─── DATA BLOCK ───
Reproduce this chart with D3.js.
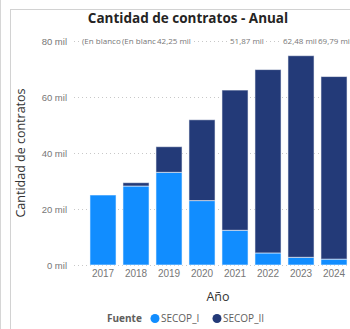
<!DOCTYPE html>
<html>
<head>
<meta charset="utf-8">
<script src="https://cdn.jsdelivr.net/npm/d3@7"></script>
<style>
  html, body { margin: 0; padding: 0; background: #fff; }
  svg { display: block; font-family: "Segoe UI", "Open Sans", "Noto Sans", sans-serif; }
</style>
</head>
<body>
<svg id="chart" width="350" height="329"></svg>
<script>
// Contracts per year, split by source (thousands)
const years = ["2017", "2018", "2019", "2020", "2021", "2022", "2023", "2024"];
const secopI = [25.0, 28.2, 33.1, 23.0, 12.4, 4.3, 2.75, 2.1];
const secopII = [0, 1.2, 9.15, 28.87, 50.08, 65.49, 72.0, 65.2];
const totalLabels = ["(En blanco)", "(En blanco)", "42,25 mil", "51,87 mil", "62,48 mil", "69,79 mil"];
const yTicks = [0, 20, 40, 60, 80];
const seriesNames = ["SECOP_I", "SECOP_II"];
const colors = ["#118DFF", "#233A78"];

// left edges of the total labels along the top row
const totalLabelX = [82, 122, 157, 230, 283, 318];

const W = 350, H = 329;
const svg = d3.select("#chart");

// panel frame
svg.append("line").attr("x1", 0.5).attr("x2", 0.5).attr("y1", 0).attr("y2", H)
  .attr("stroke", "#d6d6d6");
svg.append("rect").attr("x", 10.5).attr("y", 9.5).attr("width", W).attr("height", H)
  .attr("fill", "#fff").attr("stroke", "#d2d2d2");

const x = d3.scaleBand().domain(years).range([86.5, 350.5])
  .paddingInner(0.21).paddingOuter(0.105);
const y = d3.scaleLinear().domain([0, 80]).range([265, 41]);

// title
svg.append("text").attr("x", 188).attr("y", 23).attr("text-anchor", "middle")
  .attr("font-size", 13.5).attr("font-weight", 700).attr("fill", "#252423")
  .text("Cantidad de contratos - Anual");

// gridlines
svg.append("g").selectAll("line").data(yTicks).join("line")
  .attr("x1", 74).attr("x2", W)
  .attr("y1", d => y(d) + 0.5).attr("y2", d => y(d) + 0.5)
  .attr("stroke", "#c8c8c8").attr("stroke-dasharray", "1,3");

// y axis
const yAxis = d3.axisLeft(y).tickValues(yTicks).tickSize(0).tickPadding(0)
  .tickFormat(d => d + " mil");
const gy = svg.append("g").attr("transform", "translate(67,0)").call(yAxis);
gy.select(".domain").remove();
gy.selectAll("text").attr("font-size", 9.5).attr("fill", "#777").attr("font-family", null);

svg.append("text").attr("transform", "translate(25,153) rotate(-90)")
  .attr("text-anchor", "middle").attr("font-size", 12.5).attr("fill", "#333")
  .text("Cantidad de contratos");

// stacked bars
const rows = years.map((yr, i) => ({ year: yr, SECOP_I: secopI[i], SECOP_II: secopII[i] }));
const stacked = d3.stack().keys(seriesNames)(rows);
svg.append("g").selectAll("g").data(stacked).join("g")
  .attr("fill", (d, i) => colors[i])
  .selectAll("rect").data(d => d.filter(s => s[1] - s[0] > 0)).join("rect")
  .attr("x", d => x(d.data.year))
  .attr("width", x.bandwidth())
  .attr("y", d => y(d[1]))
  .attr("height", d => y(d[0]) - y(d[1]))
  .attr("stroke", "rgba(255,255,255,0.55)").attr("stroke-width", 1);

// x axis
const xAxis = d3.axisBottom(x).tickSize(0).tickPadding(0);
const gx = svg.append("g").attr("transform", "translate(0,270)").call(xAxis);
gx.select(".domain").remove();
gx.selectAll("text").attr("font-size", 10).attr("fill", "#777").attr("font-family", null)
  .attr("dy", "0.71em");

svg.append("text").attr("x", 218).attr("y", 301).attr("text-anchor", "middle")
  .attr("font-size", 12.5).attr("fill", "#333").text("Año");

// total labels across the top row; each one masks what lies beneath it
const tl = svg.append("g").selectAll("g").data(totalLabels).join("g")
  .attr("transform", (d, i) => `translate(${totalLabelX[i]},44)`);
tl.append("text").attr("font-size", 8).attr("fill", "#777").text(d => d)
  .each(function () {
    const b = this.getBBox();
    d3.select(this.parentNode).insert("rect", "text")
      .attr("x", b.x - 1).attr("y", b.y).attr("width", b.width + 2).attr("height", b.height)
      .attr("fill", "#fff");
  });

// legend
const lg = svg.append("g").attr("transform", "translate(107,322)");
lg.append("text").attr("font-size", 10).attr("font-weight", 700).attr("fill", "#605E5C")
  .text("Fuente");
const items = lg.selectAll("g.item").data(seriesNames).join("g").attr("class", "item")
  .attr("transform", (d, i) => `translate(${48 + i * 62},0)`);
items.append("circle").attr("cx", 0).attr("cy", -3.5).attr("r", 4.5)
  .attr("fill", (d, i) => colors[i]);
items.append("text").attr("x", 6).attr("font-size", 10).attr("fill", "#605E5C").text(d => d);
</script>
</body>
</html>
───
▸ **REQUIRED TASK**
Copy out all lines where the word "chart" appears.

▸ **FINAL RESULT**
Reproduce this chart with D3.js.
<svg id="chart" width="350" height="329"></svg>
const svg = d3.select("#chart");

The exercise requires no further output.